El fantasma lo miró exasperado.

—¡Ojalá pudiera! Verte caer sin sentido todas las noches junto a un vaso de Jack Daniel’s no es precisamente mi idea de la diversión. Llevo meses mortalmente aburrido. Es increíble que digas esto, pero era más feliz cuando vivía aquí con Sam.

—Tú… —Alex fue hacia un montón cercano de planchas de parqué y se sentó pesadamente, sin dejar de mirar al fantasma—. ¿Sam puede…?

—No. De momento, tú eres el único que me ve y me oye.

—¿Por qué? —le preguntó Alex, indignado—. ¿Por qué yo?

—No lo he elegido yo. Estuve aquí atrapado mucho tiempo. Ni siquiera cuando Sam compró la casa pude marcharme, por mucho que me esforzara en hacerlo. Luego, el pasado mes de abril me enteré de que podía seguirte al exterior, así que lo hice. Al principio fue un alivio. Estaba encantado de salir de aquí, aunque implicara tener que andar pegado a ti. El problema es que estamos unidos. Yo voy donde tú vas.

—Tiene que haber un modo de que me libre de ti —murmuró Alex, frotándose la cara—. Con terapia, medicación, un exorcista… una lobotomía.

—Yo creo que… —El fantasma se calló de golpe porque oyeron pasos en la escalera.

—¿Al? —Era Sam. Cuando llegó a lo alto de la escalera, vieron su cara, con el ceño fruncido, por entre los barrotes lacados de beige de la barandilla. Se detuvo al final de los escalones, con una mano en el pomo.

—¿Qué pasa? —preguntó.

Alex miró a su hermano y al fantasma, que estaba a escasos pasos de éste, alternativamente. Estaba tentado de preguntarle a Sam si podía verlo. El fantasma era humano y sólido y su presencia era tan indiscutible que parecía imposible que no lo viera.

—Yo no lo haría —dijo el fantasma, como si le leyera el pensamiento—. Porque Sam no me ve y te tomará por loco. No me atrae la idea de compartir una celda acolchada contigo.

Alex miró de nuevo a Sam.

—Nada —le respondió—. ¿Para qué has subido?

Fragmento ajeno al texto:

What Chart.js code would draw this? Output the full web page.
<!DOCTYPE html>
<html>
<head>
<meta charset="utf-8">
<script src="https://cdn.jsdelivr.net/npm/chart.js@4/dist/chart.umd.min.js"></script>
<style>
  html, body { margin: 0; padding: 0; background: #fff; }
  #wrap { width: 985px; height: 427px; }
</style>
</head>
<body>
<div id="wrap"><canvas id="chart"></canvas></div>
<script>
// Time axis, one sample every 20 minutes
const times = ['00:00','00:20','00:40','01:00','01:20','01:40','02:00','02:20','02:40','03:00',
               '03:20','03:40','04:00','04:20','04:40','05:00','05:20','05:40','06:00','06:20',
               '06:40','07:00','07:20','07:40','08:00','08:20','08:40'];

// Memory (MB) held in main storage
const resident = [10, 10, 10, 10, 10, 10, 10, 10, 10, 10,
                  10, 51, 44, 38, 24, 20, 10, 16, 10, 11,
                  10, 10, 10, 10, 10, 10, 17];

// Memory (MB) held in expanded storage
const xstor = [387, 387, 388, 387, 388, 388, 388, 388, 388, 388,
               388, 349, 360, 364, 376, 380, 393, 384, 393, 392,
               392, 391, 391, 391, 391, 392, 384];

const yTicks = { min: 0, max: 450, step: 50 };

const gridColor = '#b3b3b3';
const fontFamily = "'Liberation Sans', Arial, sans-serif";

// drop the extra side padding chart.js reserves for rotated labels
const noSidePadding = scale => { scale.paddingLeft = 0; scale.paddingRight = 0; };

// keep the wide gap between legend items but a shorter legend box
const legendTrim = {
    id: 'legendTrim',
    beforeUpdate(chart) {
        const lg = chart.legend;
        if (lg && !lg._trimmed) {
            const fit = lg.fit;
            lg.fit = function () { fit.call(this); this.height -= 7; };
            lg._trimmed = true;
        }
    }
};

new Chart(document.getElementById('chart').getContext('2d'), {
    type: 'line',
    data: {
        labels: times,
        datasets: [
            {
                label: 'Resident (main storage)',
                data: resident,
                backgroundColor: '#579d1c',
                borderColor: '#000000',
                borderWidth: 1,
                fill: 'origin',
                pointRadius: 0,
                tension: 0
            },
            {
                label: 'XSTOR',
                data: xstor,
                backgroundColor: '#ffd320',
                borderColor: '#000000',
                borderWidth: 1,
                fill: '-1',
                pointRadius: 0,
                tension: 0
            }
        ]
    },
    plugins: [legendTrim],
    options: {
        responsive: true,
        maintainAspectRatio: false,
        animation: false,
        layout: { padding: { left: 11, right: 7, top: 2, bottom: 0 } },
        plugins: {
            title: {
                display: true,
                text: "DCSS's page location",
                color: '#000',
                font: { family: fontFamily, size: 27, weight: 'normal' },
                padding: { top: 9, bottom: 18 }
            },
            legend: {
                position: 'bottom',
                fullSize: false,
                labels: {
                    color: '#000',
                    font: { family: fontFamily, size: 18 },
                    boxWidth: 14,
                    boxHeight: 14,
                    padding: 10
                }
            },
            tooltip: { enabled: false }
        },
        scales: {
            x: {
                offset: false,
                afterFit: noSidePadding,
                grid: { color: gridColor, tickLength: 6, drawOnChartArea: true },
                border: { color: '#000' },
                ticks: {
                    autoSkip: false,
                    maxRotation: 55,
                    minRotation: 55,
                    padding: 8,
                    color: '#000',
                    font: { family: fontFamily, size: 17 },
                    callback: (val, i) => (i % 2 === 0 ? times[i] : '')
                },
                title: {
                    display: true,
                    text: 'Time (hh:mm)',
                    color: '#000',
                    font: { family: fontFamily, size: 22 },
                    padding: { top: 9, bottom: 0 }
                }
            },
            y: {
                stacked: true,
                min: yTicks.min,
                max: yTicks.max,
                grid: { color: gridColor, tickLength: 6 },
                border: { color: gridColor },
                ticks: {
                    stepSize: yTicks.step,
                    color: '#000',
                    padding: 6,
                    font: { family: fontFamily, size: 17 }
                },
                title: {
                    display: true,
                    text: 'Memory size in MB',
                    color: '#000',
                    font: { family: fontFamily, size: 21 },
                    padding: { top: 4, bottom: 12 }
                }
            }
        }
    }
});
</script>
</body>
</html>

—Porque te he oído. —Calló, irritado—. Te había pedido que no hicieras demasiado ruido, ¿recuerdas? Mi amiga Lucy está descansando. ¿Por qué gritas?

—Estaba hablando por teléfono.

—Bueno. Deberías irte. Lucy necesita paz y tranquilidad.

—Estoy en plena reforma de tu altillo, una reforma que te sale gratis, Sam. ¿Por qué no le pides a tu novia que posponga la siesta hasta que haya terminado?

Sam le lanzó una mirada de advertencia.

—Ayer la sacó de la carretera un coche cuando iba en bicicleta. Hasta tú podrías compadecerte un poco. Así que, mientras una mujer herida se recupera en mi casa…

—Está bien. No te alteres tanto. —Alex entornó los párpados mirando a su hermano. Sam nunca perdía los nervios por una mujer. Pensándolo bien, nunca permitía que sus novias se quedaran a pasar la noche en su casa. Algo inusual pasaba con aquélla.

—Sí, se está enamorando —dijo el fantasma, que estaba a su espalda.

Alex echó un vistazo por encima del hombro.

—¿Eres capaz de leerme el pensamiento? —le preguntó irreflexivamente.

—¿Qué? —Sam estaba desconcertado.

Alex notó que se ponía colorado.

—Nada.

—La respuesta es «no» —dijo Sam—. Y estoy encantado de que así sea, porque saber lo que piensas seguramente me daría miedo.

Alex se dio la vuelta para recoger sus herramientas.

—No lo sabes tú bien —repuso con brusquedad.

Sam, que ya bajaba la escalera, se detuvo.

—Otra cosa… ¿Por qué hay salpicaduras de masilla en la pared?

—Es un nuevo método de aplicación —le respondió Alex con brusquedad.

—Vale —bufó Sam, y se fue.

Alex se volvió hacia el fantasma, que lo observaba con una sonrisa pedante.

—No puedo leerte el pensamiento —le dijo—. Pero es fácil adivinar lo que piensas la mayoría de las veces. —Lo miró especulativo—. Otras no tiene ningún sentido. Como el modo en que te has comportado hoy con esa rubita tan mona…

—Eso no es asunto tuyo.

—Ya, pero soy testigo de tu comportamiento quiera o no… y es irritante. Te gusta. ¿Por qué no hablas con ella? ¿Qué demonios te pasa?

—Me gustabas más cuando eras invisible —dijo Alex, alejándose de él—. Se acabó la conversación.

—¿Qué pasa si quiero seguir hablando?

—Habla contigo mismo. Me voy a casa, a beber hasta que desaparezcas.

El fantasma se encogió de hombros y se apoyó en la pared, tan ancho.

—A lo mejor serás tú quien desaparezca —le dijo, y se quedó mirando cómo Alex rascaba las salpicaduras de masilla.